We make much of relevancy, us of Fortune. What is it that we are carrying on about? It is that so much of popular culture, and by dint of that, so much of our immersive 24/7 newsphere, is obsessed with things which really have no relevance to our lives? More time is spent on Anna Nicole Smith than Darfur. Neither has any direct affect on our lives, but at least Darfur is about events which are affecting millions of people, as opposed to the dozen or so who are actually affected by Smith’s issues. There are so many people affected by the goings on in Darfur that Google Earth shows it.

What is so compelling about the Imus debacle, at least to Pawn, is that here is a story of immense relevance, the issues broached, or is it breeched — racism, sexism, bullying — are the unhealed sores which fester on our national psyche. Viscious attacks are leveled daily against so many people in our society, we have come to take it for granted. The mysogony implicit in Imus’ remarks, however, seem especially raw since the blows fell on Cinderellas, young women who had done nothing but incite the public’s (a small sector of it at least) interest for their perseverence.

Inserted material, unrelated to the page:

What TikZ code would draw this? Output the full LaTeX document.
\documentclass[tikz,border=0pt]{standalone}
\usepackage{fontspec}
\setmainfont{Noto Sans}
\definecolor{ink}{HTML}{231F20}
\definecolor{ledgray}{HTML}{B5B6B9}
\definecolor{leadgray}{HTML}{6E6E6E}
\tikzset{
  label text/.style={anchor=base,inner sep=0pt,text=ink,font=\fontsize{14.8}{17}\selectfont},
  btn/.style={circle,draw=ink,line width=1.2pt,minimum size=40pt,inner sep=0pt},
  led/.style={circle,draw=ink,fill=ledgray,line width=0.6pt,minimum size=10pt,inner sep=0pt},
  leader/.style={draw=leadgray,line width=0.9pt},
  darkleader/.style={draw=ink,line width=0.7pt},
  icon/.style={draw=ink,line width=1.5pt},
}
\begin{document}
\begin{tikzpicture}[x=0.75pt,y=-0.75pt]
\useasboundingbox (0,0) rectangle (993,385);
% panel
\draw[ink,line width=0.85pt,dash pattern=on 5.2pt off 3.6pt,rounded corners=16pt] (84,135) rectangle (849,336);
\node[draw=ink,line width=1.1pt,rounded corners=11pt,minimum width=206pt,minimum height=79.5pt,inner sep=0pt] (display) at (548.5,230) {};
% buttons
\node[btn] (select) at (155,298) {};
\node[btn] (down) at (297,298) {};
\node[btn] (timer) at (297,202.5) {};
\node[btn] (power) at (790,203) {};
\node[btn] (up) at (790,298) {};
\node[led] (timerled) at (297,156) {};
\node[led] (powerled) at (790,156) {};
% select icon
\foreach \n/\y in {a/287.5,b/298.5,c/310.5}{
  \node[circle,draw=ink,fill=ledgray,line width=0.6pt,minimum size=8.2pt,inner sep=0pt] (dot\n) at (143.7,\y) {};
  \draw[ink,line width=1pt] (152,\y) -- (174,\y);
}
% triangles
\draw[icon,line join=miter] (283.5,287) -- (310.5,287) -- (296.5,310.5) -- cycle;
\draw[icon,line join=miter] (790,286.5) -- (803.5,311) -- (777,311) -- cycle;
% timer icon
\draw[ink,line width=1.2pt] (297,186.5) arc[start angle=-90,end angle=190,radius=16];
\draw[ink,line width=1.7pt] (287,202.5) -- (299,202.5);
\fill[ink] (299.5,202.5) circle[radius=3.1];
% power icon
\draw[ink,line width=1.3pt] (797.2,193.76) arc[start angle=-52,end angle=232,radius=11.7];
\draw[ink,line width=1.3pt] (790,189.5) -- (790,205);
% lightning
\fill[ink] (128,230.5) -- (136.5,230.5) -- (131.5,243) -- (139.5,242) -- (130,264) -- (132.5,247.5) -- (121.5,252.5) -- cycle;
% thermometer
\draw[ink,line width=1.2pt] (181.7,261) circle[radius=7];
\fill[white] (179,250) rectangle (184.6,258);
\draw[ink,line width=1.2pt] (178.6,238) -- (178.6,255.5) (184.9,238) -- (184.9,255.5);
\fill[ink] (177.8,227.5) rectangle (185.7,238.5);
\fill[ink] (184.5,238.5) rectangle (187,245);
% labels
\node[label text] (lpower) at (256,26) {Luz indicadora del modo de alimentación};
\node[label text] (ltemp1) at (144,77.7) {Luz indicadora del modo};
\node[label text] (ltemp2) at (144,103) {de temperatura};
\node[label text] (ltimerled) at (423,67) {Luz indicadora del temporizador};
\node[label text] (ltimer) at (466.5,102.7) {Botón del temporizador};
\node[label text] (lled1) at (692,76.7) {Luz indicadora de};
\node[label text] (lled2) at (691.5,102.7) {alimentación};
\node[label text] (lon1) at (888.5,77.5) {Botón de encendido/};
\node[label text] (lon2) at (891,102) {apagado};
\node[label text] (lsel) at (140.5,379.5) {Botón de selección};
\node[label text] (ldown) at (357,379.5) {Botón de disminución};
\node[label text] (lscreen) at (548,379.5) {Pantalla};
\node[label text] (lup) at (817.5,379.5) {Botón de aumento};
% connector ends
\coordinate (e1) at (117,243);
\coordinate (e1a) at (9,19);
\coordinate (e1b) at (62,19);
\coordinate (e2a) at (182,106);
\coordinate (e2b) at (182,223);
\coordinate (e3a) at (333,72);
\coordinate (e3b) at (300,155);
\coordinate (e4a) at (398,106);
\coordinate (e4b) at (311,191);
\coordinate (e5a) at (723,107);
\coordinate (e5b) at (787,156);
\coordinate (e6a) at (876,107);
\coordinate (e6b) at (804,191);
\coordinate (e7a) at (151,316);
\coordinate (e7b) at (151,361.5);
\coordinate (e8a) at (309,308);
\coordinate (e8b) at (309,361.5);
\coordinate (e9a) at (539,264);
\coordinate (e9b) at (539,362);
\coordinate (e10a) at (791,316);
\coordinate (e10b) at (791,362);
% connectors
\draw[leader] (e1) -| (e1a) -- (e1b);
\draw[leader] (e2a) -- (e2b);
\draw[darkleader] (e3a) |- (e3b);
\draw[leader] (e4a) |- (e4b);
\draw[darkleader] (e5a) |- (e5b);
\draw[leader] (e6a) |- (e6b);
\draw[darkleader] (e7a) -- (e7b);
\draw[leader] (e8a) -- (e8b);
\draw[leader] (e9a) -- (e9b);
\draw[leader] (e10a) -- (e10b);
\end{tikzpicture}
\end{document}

In a recent New York Post column, Dick Morris and Eileen McGann wrote about the contrasts between Barack Obama and Hillary Clinton. In this slashing attack on Hillary, they take this tired swipe (in reference to recent poll numbers), “Turned off by Hillary’s shrill advocacy, they love Obama’s reasonable demeanor.” It has become the norm that whenever a pundit, of either gender, differs with a woman, that woman is “Shrill.” One rarely hears men described as shrill, save David Sedaris, perhaps. Men may be “strident,” but women are “shrill” or “stentorian” on a regular basis. This systemic mysogony has seeped so thouroughly into our collective consious that we are barely even aware of it anymore. What woman could possibly run for office and not be charactorized as shrill, given how we have all been conditioned to this frame?

It is a reflection of that reality that Imus gave us. He trotted out a stereotype and threw it in our faces. This is not to exonerate him; what he said was ugly and it quickly and effectively stripped those ten young women from Rutgers of their achievment and glory they deserved. He made them small, or he tried to. He failed.

That it failed speaks volumes about our society. Just what it says will take some time to sort out.